Hołownia usuwa skandaliczny spot. "Dziś mówię po prostu: przepraszam"
"Kiedy zdecydowałem się wejść do polityki, postanowiłem sobie, że nic się u mnie nie zmieni: nigdy nie będę szedł na kompromisy z prawdą, a rzeczy proste będę mówił prosto, a nie zawijał w retoryczno-strategiczne wygibasy. Dlatego dziś mówię po prostu: przepraszam" – napisał na Facebooku Szymon Hołownia, tłumacząc, że w swoim spocie nie dostrzegł "aluzji do Smoleńska".
"Nie zwróciłem uwagi na to, czy w tle mojej narracji pokazywana jest brzoza, czy inne drzewo, nie zauważyłem nieszczęsnego papierowego samolotu - mi ów film opowiadał zupełnie inną historię. Są jednak tacy, którzy takie aluzje dostrzegli, poruszyło ich to. Rozumiem ich i z ich głosem i odczuciami się liczę" – napisał.
"Gdy teraz czytam, jak teraz jedni krytykują mnie za profanację, a inni krytykują tych, którzy krytykują, bo przecież Smoleńsk profanowali inni - wiem, że moja decyzja może być tylko jedna: wycofuję ów film w całości z moich kampanijnych materiałów" – zaznaczył Hołownia.
Sprzeczne tłumaczenia
We fragmencie filmu Hołowni poświęconym trosce o środowisko, w którym Hołownia mówi, że ma zamiar "walczyć o każde drzewo, nie tylko o jedno", na ekranie pojawia się brzoza oraz papierowy samolocik, co niektórzy zinterpretowali jako kpinę z katastrofy smoleńskiej. Sam polityk zaprzeczał na początku takim interpretacjom. "Nie przyszłoby mi do głowy, by sprawdzać gatunki drzew w moim spocie. Niektórym przyszło" – napisał na Twitterze, dodając, że katastrofa z 10 kwietnia była dla niego "osobistym wstrząsem".

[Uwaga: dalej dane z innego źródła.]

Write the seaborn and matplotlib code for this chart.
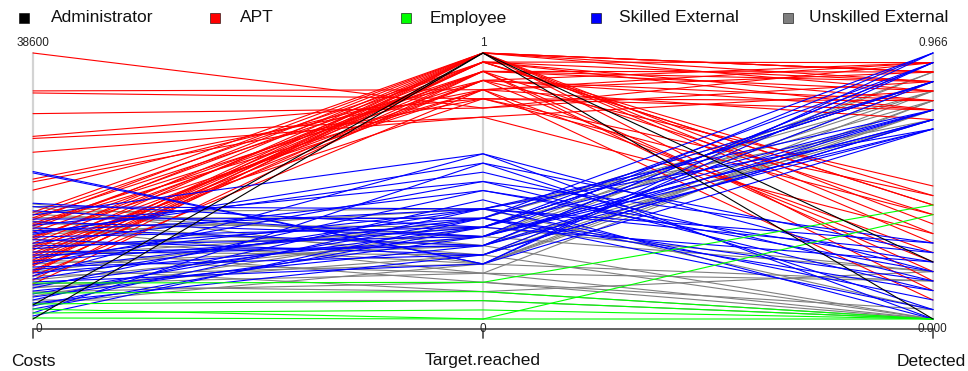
import numpy as np
import pandas as pd
import seaborn as sns
import matplotlib
matplotlib.use("Agg")
import matplotlib.pyplot as plt
from matplotlib.patches import Rectangle
from matplotlib.lines import Line2D
from matplotlib import transforms

# ---- data -------------------------------------------------------------
variables = ["Costs", "Target.reached", "Detected"]
groups = ["Administrator", "APT", "Employee", "Skilled External", "Unskilled External"]

admin_costs = [0, 2030]
admin_target = [1.000, 1.000]
admin_detected = [0.207, 0.000]

apt_costs = [38600, 33100, 32800, 29800, 26500, 26200, 24200, 20300, 19900, 18700,
             15500, 15100, 14700, 14400, 13900, 13500, 13100, 12600, 12000, 11500,
             11000, 10600, 10000, 9580, 9000, 8560, 8130, 7690, 7110, 6680,
             6240, 5660, 5080, 6900, 7900, 9300, 13640, 10400, 8270, 11800]
apt_target = [0.793, 0.862, 0.828, 0.793, 0.828, 0.759, 0.759, 0.862, 0.828, 0.897,
              1.000, 0.966, 0.931, 1.000, 0.897, 0.966, 1.000, 0.931, 0.862, 1.000,
              0.966, 0.897, 1.000, 0.931, 0.966, 1.000, 0.897, 0.966, 0.931, 1.000,
              0.862, 1.000, 0.931, 0.966, 1.000, 0.897, 0.862, 0.828, 0.966, 0.931]
apt_detected = [0.931, 0.897, 0.448, 0.862, 0.379, 0.828, 0.310, 0.931, 0.793, 0.483,
                0.897, 0.414, 0.862, 0.345, 0.759, 0.931, 0.276, 0.828, 0.241, 0.897,
                0.793, 0.207, 0.862, 0.172, 0.759, 0.138, 0.931, 0.414, 0.103, 0.828,
                0.069, 0.897, 0.379, 0.862, 0.310, 0.793, 0.724, 0.759, 0.448, 0.897]

emp_costs = [5220, 3770, 2180, 870, 150, 1450]
emp_target = [0.138, 0.103, 0.069, 0.034, 0.000, 0.000]
emp_detected = [0.414, 0.000, 0.000, 0.000, 0.379, 0.000]

skilled_costs = [21400, 21200, 16800, 16300, 15700, 15100, 14500, 14100, 13600, 13200,
                 12800, 12300, 11900, 11500, 11000, 10600, 10200, 9720, 9290, 8850,
                 8420, 7980, 7550, 7110, 6680, 6240, 5800, 5370, 4930, 4500,
                 4060, 3630, 3190, 2760, 2320, 1890, 1450, 870, 440, 12500]
skilled_target = [0.207, 0.207, 0.345, 0.414, 0.310, 0.621, 0.379, 0.310, 0.517, 0.276,
                  0.414, 0.586, 0.345, 0.241, 0.483, 0.310, 0.379, 0.276, 0.276, 0.414,
                  0.345, 0.517, 0.241, 0.379, 0.310, 0.621, 0.414, 0.207, 0.345, 0.483,
                  0.276, 0.379, 0.310, 0.448, 0.241, 0.414, 0.345, 0.586, 0.379, 0.552]
skilled_detected = [0.931, 0.966, 0.862, 0.276, 0.724, 0.172, 0.966, 0.759, 0.103, 0.931,
                    0.690, 0.241, 0.862, 0.724, 0.207, 0.966, 0.138, 0.759, 0.690, 0.069,
                    0.931, 0.276, 0.862, 0.034, 0.724, 0.000, 0.759, 0.690, 0.207, 0.172,
                    0.931, 0.103, 0.690, 0.000, 0.724, 0.241, 0.759, 0.034, 0.862, 0.138]

unskilled_costs = [16700, 16300, 15200, 14700, 14200, 13800, 13400, 12900, 12200, 11600,
                   10900, 10300, 9720, 9140, 8560, 7980, 7400, 6820, 6240, 5660,
                   5080, 4500, 3920, 3340, 2760, 2180, 15500, 4790]
unskilled_target = [0.276, 0.207, 0.310, 0.379, 0.241, 0.345, 0.172, 0.276, 0.414, 0.207,
                    0.310, 0.138, 0.241, 0.345, 0.172, 0.276, 0.103, 0.379, 0.207, 0.310,
                    0.172, 0.241, 0.138, 0.345, 0.069, 0.207, 0.414, 0.103]
unskilled_detected = [0.000, 0.828, 0.172, 0.862, 0.000, 0.793, 0.138, 0.897, 0.034, 0.759,
                      0.828, 0.000, 0.862, 0.172, 0.793, 0.724, 0.000, 0.828, 0.138, 0.897,
                      0.000, 0.759, 0.034, 0.862, 0.000, 0.793, 0.724, 0.172]

colors = {"Administrator": "#000000", "APT": "#FF0000", "Employee": "#00FF00",
          "Skilled External": "#0000FF", "Unskilled External": "#7F7F7F"}

# ---- assemble a wide table, scale each column to [0, 1] ---------------
parts = [
    ("Unskilled External", unskilled_costs, unskilled_target, unskilled_detected),
    ("APT", apt_costs, apt_target, apt_detected),
    ("Skilled External", skilled_costs, skilled_target, skilled_detected),
    ("Employee", emp_costs, emp_target, emp_detected),
    ("Administrator", admin_costs, admin_target, admin_detected),
]
wide = pd.concat([pd.DataFrame({"group": g, "Costs": c, "Target.reached": t, "Detected": d})
                  for g, c, t, d in parts], ignore_index=True)
wide["id"] = np.arange(len(wide))
col_min = wide[variables].min()
col_max = wide[variables].max()
scaled = wide.copy()
for v in variables:
    scaled[v] = (wide[v] - col_min[v]) / (col_max[v] - col_min[v])

long = scaled.melt(id_vars=["id", "group"], value_vars=variables,
                   var_name="variable", value_name="y")
long["x"] = long["variable"].map({v: i for i, v in enumerate(variables)})
long = long.sort_values(["id", "x"])

# ---- figure -----------------------------------------------------------
sns.set_style("white")
plt.rcParams["font.family"] = ["Liberation Sans", "DejaVu Sans"]

W, H = 968, 371
fig = plt.figure(figsize=(W / 100, H / 100), dpi=100)
ax = fig.add_axes([33 / W, 1 - 319 / H, 900 / W, 266 / H])
ax.set_xlim(0, 2)
ax.set_ylim(0, 1)
ax.axis("off")

# vertical axis rules
for i in range(len(variables)):
    ax.plot([i, i], [0, 1], color="#D3D3D3", lw=1.6, zorder=0, clip_on=False)

draw_order = ["Unskilled External", "APT", "Skilled External", "Employee", "Administrator"]
sns.lineplot(data=long, x="x", y="y", hue="group", units="id", estimator=None,
             hue_order=draw_order, palette=colors, sort=False, legend=False,
             linewidth=0.8, ax=ax)
for ln in ax.lines:
    ln.set_clip_on(False)
ax.set_xlim(0, 2)
ax.set_ylim(0, 1)
ax.axis("off")


def fx(px):
    return px / W


def fy(py):
    return 1 - py / H


# range labels above each axis
top_labels = ["38600", "1", "0.966"]
bottom_labels = ["0", "0", "0.000"]
tick_px = [33, 483, 933]
for i, (lt, lb) in enumerate(zip(top_labels, bottom_labels)):
    fig.text(fx(tick_px[i]), fy(43.5), lt, ha="center", va="center", fontsize=8.5,
             color="#222222")

# bottom axis with ticks
blend = transforms.blended_transform_factory(ax.transData, fig.transFigure)
fig.add_artist(Line2D([0, 2], [fy(329), fy(329)], transform=blend, color="#555555", lw=1.3))
for i in range(3):
    fig.add_artist(Line2D([i, i], [fy(329), fy(338)], transform=blend, color="#555555", lw=1.3))
fig.text(fx(39), fy(329), bottom_labels[0], ha="center", va="center", fontsize=8.5, color="#222222")
fig.text(fx(483), fy(329), bottom_labels[1], ha="center", va="center", fontsize=8.5, color="#222222")
fig.text(fx(932), fy(329), bottom_labels[2], ha="center", va="center", fontsize=8.5, color="#222222")

# variable names
for v, px in zip(variables, [33, 483, 931]):
    fig.text(fx(px), fy(361), v, ha="center", va="center", fontsize=12.5, color="#111111")

# legend row
sq_left = [18.5, 210, 401, 591, 783]
txt_left = [51, 239.5, 430, 619, 809]
for g, sx, tx in zip(groups, sq_left, txt_left):
    fig.add_artist(Rectangle((fx(sx), fy(23)), 10 / W, 10 / H, transform=fig.transFigure,
                             facecolor=colors[g], edgecolor="#000000", lw=0.4))
    fig.text(fx(tx), fy(18), g, ha="left", va="center", fontsize=12.5, color="#111111")

fig.savefig("out.png", dpi=100)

Problem w tym, że nieco inna wersja wydarzeń wyłaniała się z wpisu doradcy Hołowni Łukasz Krasonia. "To nie był motyw użyty dla żartu... Nic tak nas nie podzieliło w ostatnich latach jak właśnie katastrofa smoleńska... Ten spot w sposób symboliczny pokazuje dokąd to wszystko zmierza" – napisał Krasoń. W kolejnym wpisie natomiast dodał, że "»Samolocik« i brzoza (...) to symbol tragedii".